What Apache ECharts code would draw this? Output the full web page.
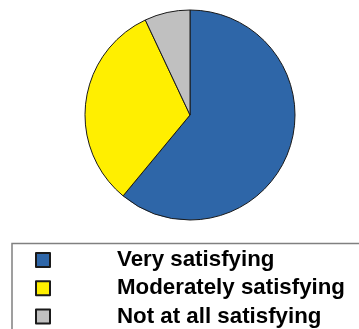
<!DOCTYPE html>
<html>
<head>
<meta charset="utf-8">
<style>
html,body{margin:0;padding:0;background:#fff;}
#chart{width:359px;height:329px;}
</style>
<script src="https://cdn.jsdelivr.net/npm/echarts@6/dist/echarts.min.js"></script>
</head>
<body>
<div id="chart"></div>
<script>
var categories = ["Very satisfying", "Moderately satisfying", "Not at all satisfying"];
var values = [61, 32, 7];
var colors = ["#2E66A8", "#FFEF00", "#C0C0C0"];

var chart = echarts.init(document.getElementById('chart'), null, {renderer: 'canvas'});
chart.setOption({
  animation: false,
  backgroundColor: '#ffffff',
  legend: {
    orient: 'vertical',
    left: 12,
    top: 243.5,
    height: 200,
    data: categories,
    icon: 'rect',
    itemWidth: 14,
    itemHeight: 14,
    itemGap: 6.2,
    padding: [5.5, 30, 30, 23],
    borderColor: '#808080',
    borderWidth: 1.5,
    selectedMode: false,
    textStyle: {
      fontFamily: 'Liberation Sans, Arial, sans-serif',
      fontWeight: 'bold',
      fontSize: 22.3,
      color: '#000',
      padding: [0, 0, 0, 62]
    }
  },
  series: [{
    type: 'pie',
    center: [190, 115],
    radius: 105,
    startAngle: 90,
    clockwise: true,
    label: {show: false},
    labelLine: {show: false},
    emphasis: {disabled: true},
    itemStyle: {borderColor: '#1a1a1a', borderWidth: 1},
    data: categories.map(function (c, i) {
      return {name: c, value: values[i], itemStyle: {color: colors[i]}};
    })
  }]
});
</script>
</body>
</html>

:: Exercise prompt ::
Write out the listing word for word, omitting the pictures it holds.

:: Written solution ::
What Apache ECharts code would draw this? Output the full web page.
<!DOCTYPE html>
<html>
<head>
<meta charset="utf-8">
<style>
html,body{margin:0;padding:0;background:#fff;}
#chart{width:359px;height:329px;}
</style>
<script src="https://cdn.jsdelivr.net/npm/echarts@6/dist/echarts.min.js"></script>
</head>
<body>
<div id="chart"></div>
<script>
var categories = ["Very satisfying", "Moderately satisfying", "Not at all satisfying"];
var values = [61, 32, 7];
var colors = ["#2E66A8", "#FFEF00", "#C0C0C0"];

var chart = echarts.init(document.getElementById('chart'), null, {renderer: 'canvas'});
chart.setOption({
  animation: false,
  backgroundColor: '#ffffff',
  legend: {
    orient: 'vertical',
    left: 12,
    top: 243.5,
    height: 200,
    data: categories,
    icon: 'rect',
    itemWidth: 14,
    itemHeight: 14,
    itemGap: 6.2,
    padding: [5.5, 30, 30, 23],
    borderColor: '#808080',
    borderWidth: 1.5,
    selectedMode: false,
    textStyle: {
      fontFamily: 'Liberation Sans, Arial, sans-serif',
      fontWeight: 'bold',
      fontSize: 22.3,
      color: '#000',
      padding: [0, 0, 0, 62]
    }
  },
  series: [{
    type: 'pie',
    center: [190, 115],
    radius: 105,
    startAngle: 90,
    clockwise: true,
    label: {show: false},
    labelLine: {show: false},
    emphasis: {disabled: true},
    itemStyle: {borderColor: '#1a1a1a', borderWidth: 1},
    data: categories.map(function (c, i) {
      return {name: c, value: values[i], itemStyle: {color: colors[i]}};
    })
  }]
});
</script>
</body>
</html>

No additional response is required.